┌────────
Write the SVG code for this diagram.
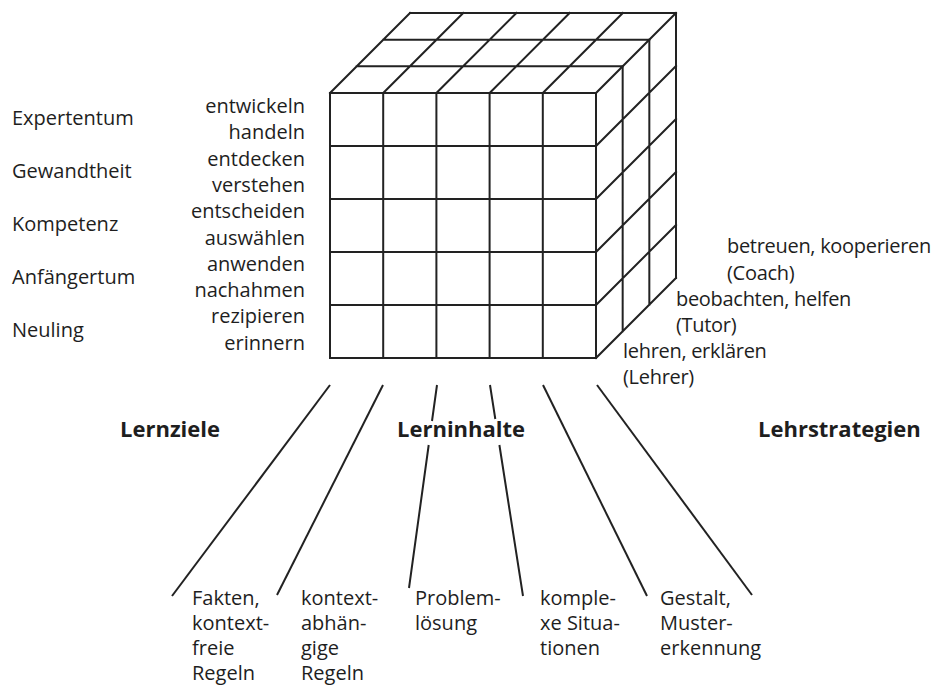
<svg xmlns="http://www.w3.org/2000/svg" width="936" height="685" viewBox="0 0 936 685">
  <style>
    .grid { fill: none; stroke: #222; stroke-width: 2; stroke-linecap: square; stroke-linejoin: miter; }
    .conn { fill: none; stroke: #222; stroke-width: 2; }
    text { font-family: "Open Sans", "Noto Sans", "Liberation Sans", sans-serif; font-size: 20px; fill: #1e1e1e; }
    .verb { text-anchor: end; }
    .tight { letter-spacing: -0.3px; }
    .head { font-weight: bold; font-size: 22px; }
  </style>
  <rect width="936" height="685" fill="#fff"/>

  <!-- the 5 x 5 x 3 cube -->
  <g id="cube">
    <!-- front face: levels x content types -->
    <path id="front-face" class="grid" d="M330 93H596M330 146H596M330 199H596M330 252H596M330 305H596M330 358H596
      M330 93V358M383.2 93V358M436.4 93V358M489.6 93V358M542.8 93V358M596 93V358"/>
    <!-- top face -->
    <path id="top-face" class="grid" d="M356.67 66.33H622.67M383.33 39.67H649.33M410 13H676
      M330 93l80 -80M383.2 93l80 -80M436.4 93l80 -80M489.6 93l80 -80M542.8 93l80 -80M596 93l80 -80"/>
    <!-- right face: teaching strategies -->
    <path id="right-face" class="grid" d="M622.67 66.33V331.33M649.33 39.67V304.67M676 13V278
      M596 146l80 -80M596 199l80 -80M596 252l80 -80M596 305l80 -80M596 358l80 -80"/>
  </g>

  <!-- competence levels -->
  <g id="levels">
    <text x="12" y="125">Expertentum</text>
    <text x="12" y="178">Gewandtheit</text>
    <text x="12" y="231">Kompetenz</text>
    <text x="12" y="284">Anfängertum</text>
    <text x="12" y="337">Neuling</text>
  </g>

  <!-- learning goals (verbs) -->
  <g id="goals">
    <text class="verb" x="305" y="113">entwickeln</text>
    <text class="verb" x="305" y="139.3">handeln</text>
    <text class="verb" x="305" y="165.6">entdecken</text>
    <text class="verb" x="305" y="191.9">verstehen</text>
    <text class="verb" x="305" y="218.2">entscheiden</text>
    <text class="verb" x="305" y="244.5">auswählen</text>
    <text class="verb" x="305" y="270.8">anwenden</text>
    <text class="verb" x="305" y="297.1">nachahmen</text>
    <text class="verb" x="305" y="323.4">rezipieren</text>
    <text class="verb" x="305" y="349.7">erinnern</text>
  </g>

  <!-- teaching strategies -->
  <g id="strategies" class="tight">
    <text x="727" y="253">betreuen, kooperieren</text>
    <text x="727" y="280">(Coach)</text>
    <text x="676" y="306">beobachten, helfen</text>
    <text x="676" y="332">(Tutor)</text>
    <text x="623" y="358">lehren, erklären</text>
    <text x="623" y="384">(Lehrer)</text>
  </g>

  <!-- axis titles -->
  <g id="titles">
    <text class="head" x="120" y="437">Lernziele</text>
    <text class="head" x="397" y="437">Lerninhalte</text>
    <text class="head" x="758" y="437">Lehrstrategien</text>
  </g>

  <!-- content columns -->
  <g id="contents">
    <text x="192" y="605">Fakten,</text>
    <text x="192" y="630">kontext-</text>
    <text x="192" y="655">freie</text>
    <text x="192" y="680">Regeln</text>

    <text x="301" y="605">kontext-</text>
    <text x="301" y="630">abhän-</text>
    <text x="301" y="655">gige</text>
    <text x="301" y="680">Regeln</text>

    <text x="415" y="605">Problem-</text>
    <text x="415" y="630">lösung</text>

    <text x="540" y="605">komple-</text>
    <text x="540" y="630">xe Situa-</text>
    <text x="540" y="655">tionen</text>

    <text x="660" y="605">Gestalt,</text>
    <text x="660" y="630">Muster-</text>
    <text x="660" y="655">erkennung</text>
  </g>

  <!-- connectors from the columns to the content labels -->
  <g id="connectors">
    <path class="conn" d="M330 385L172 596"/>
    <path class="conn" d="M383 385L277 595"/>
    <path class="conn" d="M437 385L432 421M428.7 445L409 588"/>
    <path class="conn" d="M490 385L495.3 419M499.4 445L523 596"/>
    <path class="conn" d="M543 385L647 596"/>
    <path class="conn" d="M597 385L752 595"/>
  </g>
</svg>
└────────
Go through the data above and transcribe it in full, omitting any image.

Write the SVG code for this diagram.
<svg xmlns="http://www.w3.org/2000/svg" width="936" height="685" viewBox="0 0 936 685">
  <style>
    .grid { fill: none; stroke: #222; stroke-width: 2; stroke-linecap: square; stroke-linejoin: miter; }
    .conn { fill: none; stroke: #222; stroke-width: 2; }
    text { font-family: "Open Sans", "Noto Sans", "Liberation Sans", sans-serif; font-size: 20px; fill: #1e1e1e; }
    .verb { text-anchor: end; }
    .tight { letter-spacing: -0.3px; }
    .head { font-weight: bold; font-size: 22px; }
  </style>
  <rect width="936" height="685" fill="#fff"/>

  <!-- the 5 x 5 x 3 cube -->
  <g id="cube">
    <!-- front face: levels x content types -->
    <path id="front-face" class="grid" d="M330 93H596M330 146H596M330 199H596M330 252H596M330 305H596M330 358H596
      M330 93V358M383.2 93V358M436.4 93V358M489.6 93V358M542.8 93V358M596 93V358"/>
    <!-- top face -->
    <path id="top-face" class="grid" d="M356.67 66.33H622.67M383.33 39.67H649.33M410 13H676
      M330 93l80 -80M383.2 93l80 -80M436.4 93l80 -80M489.6 93l80 -80M542.8 93l80 -80M596 93l80 -80"/>
    <!-- right face: teaching strategies -->
    <path id="right-face" class="grid" d="M622.67 66.33V331.33M649.33 39.67V304.67M676 13V278
      M596 146l80 -80M596 199l80 -80M596 252l80 -80M596 305l80 -80M596 358l80 -80"/>
  </g>

  <!-- competence levels -->
  <g id="levels">
    <text x="12" y="125">Expertentum</text>
    <text x="12" y="178">Gewandtheit</text>
    <text x="12" y="231">Kompetenz</text>
    <text x="12" y="284">Anfängertum</text>
    <text x="12" y="337">Neuling</text>
  </g>

  <!-- learning goals (verbs) -->
  <g id="goals">
    <text class="verb" x="305" y="113">entwickeln</text>
    <text class="verb" x="305" y="139.3">handeln</text>
    <text class="verb" x="305" y="165.6">entdecken</text>
    <text class="verb" x="305" y="191.9">verstehen</text>
    <text class="verb" x="305" y="218.2">entscheiden</text>
    <text class="verb" x="305" y="244.5">auswählen</text>
    <text class="verb" x="305" y="270.8">anwenden</text>
    <text class="verb" x="305" y="297.1">nachahmen</text>
    <text class="verb" x="305" y="323.4">rezipieren</text>
    <text class="verb" x="305" y="349.7">erinnern</text>
  </g>

  <!-- teaching strategies -->
  <g id="strategies" class="tight">
    <text x="727" y="253">betreuen, kooperieren</text>
    <text x="727" y="280">(Coach)</text>
    <text x="676" y="306">beobachten, helfen</text>
    <text x="676" y="332">(Tutor)</text>
    <text x="623" y="358">lehren, erklären</text>
    <text x="623" y="384">(Lehrer)</text>
  </g>

  <!-- axis titles -->
  <g id="titles">
    <text class="head" x="120" y="437">Lernziele</text>
    <text class="head" x="397" y="437">Lerninhalte</text>
    <text class="head" x="758" y="437">Lehrstrategien</text>
  </g>

  <!-- content columns -->
  <g id="contents">
    <text x="192" y="605">Fakten,</text>
    <text x="192" y="630">kontext-</text>
    <text x="192" y="655">freie</text>
    <text x="192" y="680">Regeln</text>

    <text x="301" y="605">kontext-</text>
    <text x="301" y="630">abhän-</text>
    <text x="301" y="655">gige</text>
    <text x="301" y="680">Regeln</text>

    <text x="415" y="605">Problem-</text>
    <text x="415" y="630">lösung</text>

    <text x="540" y="605">komple-</text>
    <text x="540" y="630">xe Situa-</text>
    <text x="540" y="655">tionen</text>

    <text x="660" y="605">Gestalt,</text>
    <text x="660" y="630">Muster-</text>
    <text x="660" y="655">erkennung</text>
  </g>

  <!-- connectors from the columns to the content labels -->
  <g id="connectors">
    <path class="conn" d="M330 385L172 596"/>
    <path class="conn" d="M383 385L277 595"/>
    <path class="conn" d="M437 385L432 421M428.7 445L409 588"/>
    <path class="conn" d="M490 385L495.3 419M499.4 445L523 596"/>
    <path class="conn" d="M543 385L647 596"/>
    <path class="conn" d="M597 385L752 595"/>
  </g>
</svg>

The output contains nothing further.